On Wed, Nov 21, 2018 at 05:20:55PM -0800, Andrew Morton wrote:
On Tue, 20 Nov 2018 15:12:49 -0800 Dan Williams dan.j.williams@intel.com wrote:
[...]
I am also concerned that HMM was designed in a way to minimize further engagement with the core-MM. That, with these hooks in place, device-drivers are free to implement their own policies without much consideration for whether and how the core-MM could grow to meet that need. Going forward not only should HMM be EXPORT_SYMBOL_GPL, but the core-MM should be allowed the opportunity and stimulus to change and address these new use cases as first class functionality.
The arguments are compelling. I apologize for not thinking of and/or not being made aware of them at the time.
So i wanted to comment on that part. Yes HMM is an impedence layer that goes both way ie device driver are shielded from core mm and core mm folks do not need to understand individual driver to modify mm, they only need to understand what is provided to the driver by HMM (and keeps HMM promise intact from driver POV no matter how it is achieve). So this is intentional.
Nonetheless I want to grow core mm involvement in managing those memory (see patchset i just posted about hbind() and heterogeneous memory system). But i do not expect that core mm will be in full control at least not for some time. The historical reasons is that device like GPU are not only use for compute (which is where HMM gets use) but also for graphics (simple desktop or even games). Those are two differents workload using different API (CUDA/OpenCL for compute, OpenGL/Vulkan for graphics) on the same underlying hardware.
Those API expose the hardware in incompatible way when it comes to memory management (especialy API like Vulkan). Managing memory page wise is not well suited for graphics. The issues comes from the fact that we do not want to exclude either workload from happening concurrently (running your destkop while some compute job is running in the background). So for this to work we need to keep the device driver in control of its memory (hence why callback when page are freed for instance). We also need to forbid things like pinning any device memory pages ...

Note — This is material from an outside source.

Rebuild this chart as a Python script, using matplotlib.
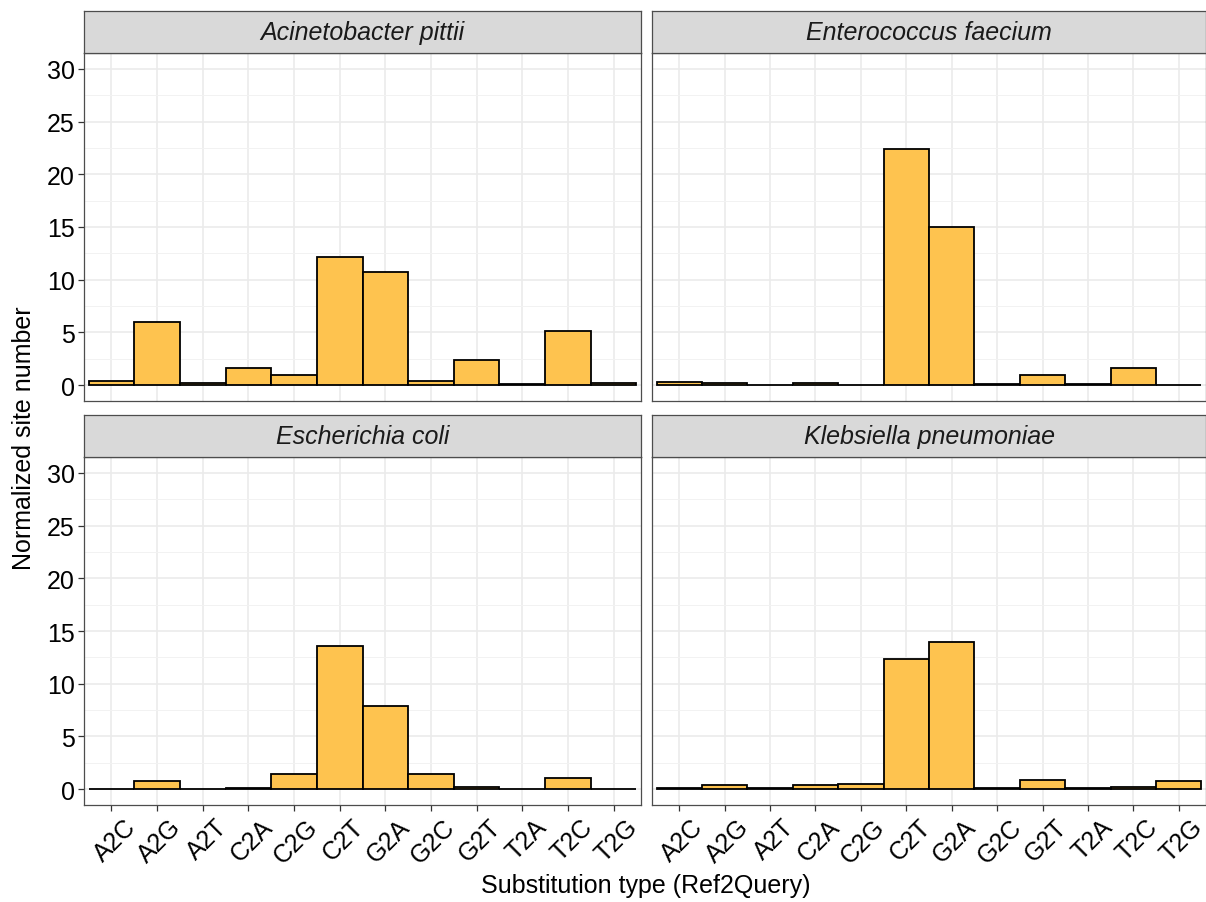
""" substitution spectrum facets """
import numpy as np
import matplotlib.pyplot as plt
from matplotlib.ticker import MultipleLocator
from matplotlib.transforms import ScaledTranslation

plt.rcParams['font.family'] = ['Liberation Sans', 'DejaVu Sans']

subs = ['A2C', 'A2G', 'A2T', 'C2A', 'C2G', 'C2T',
        'G2A', 'G2C', 'G2T', 'T2A', 'T2C', 'T2G']
species = ['Acinetobacter pittii', 'Enterococcus faecium',
           'Escherichia coli', 'Klebsiella pneumoniae']
acinetobacter = [0.4, 6.0, 0.25, 1.6, 0.92, 12.2, 10.7, 0.38, 2.4, 0.1, 5.1, 0.25]
enterococcus = [0.28, 0.22, 0.05, 0.2, 0.05, 22.4, 15.0, 0.15, 0.95, 0.15, 1.6, 0.05]
ecoli = [0.05, 0.75, 0.05, 0.15, 1.48, 13.6, 7.9, 1.42, 0.2, 0.02, 1.1, 0.02]
klebsiella = [0.1, 0.4, 0.1, 0.4, 0.5, 12.3, 14.0, 0.15, 0.85, 0.1, 0.2, 0.8]
values = [acinetobacter, enterococcus, ecoli, klebsiella]

W, H = 1206, 903
fig = plt.figure(figsize=(W / 100, H / 100), dpi=100)

# panel boxes in pixels: (left, right) and (top, bottom)
cols = [(84, 641), (652, 1206)]
rows = [(54, 402), (458, 806)]
strip_h = 42
fill = '#FEC34F'
frame = '#4D4D4D'
fsize = 18

x = np.arange(len(subs))
for i, name in enumerate(species):
    r, c = divmod(i, 2)
    x0, x1 = cols[c]
    y0, y1 = rows[r]
    ax = fig.add_axes([x0 / W, 1 - y1 / H, (x1 - x0) / W, (y1 - y0) / H])
    ax.bar(x, values[i], width=1.0, color=fill, edgecolor='black',
           linewidth=1.3, zorder=3)
    ax.set_xlim(-0.6, 11.6)
    ax.set_ylim(-1.5, 31.5)
    ax.yaxis.set_major_locator(MultipleLocator(5))
    ax.yaxis.set_minor_locator(MultipleLocator(2.5))
    ax.set_xticks(x)
    ax.grid(which='major', color='#EBEBEB', linewidth=1.2, zorder=0)
    ax.grid(which='minor', axis='y', color='#F2F2F2', linewidth=0.7, zorder=0)
    ax.set_axisbelow(True)
    for sp in ax.spines.values():
        sp.set_color(frame)
        sp.set_linewidth(0.9)
    ax.tick_params(which='minor', length=0)
    ax.tick_params(which='major', color='#333333', length=4.5, width=0.9,
                   labelsize=fsize, labelcolor='black', pad=2)
    if r == 1:
        labels = ax.set_xticklabels(subs, rotation=45, ha='right', va='top',
                                    rotation_mode='anchor')
        shift = ScaledTranslation(0.12, 0, fig.dpi_scale_trans)
        for lab in labels:
            lab.set_transform(lab.get_transform() + shift)
    else:
        ax.tick_params(axis='x', length=0, labelbottom=False)
    if c == 1:
        ax.tick_params(axis='y', length=0, labelleft=False)

    # facet strip
    sax = fig.add_axes([x0 / W, 1 - y0 / H, (x1 - x0) / W, strip_h / H])
    sax.set_facecolor('#D9D9D9')
    sax.set_xticks([])
    sax.set_yticks([])
    for sp in sax.spines.values():
        sp.set_color(frame)
        sp.set_linewidth(0.9)
    sax.text(0.5, 0.5, name, ha='center', va='center', style='italic',
             fontsize=fsize, color='#1A1A1A', transform=sax.transAxes)

fig.text(646 / W, 1 - 886 / H, 'Substitution type (Ref2Query)',
         ha='center', va='center', fontsize=fsize)
fig.text(24 / W, 1 - 438 / H, 'Normalized site number', ha='center',
         va='center', rotation=90, fontsize=fsize)

fig.savefig('out.png', dpi=100)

I still expect some commonality to emerge accross different hardware so that we can grow more things and share more code into core mm but i want to get their organicaly, not forcing everyone into a design today. I expect this will happens by going from high level concept, how things get use in userspace from end user POV, and working back- ward from there to see what common API (if any) we can provided to catter those common use case.
Cheers, Jérôme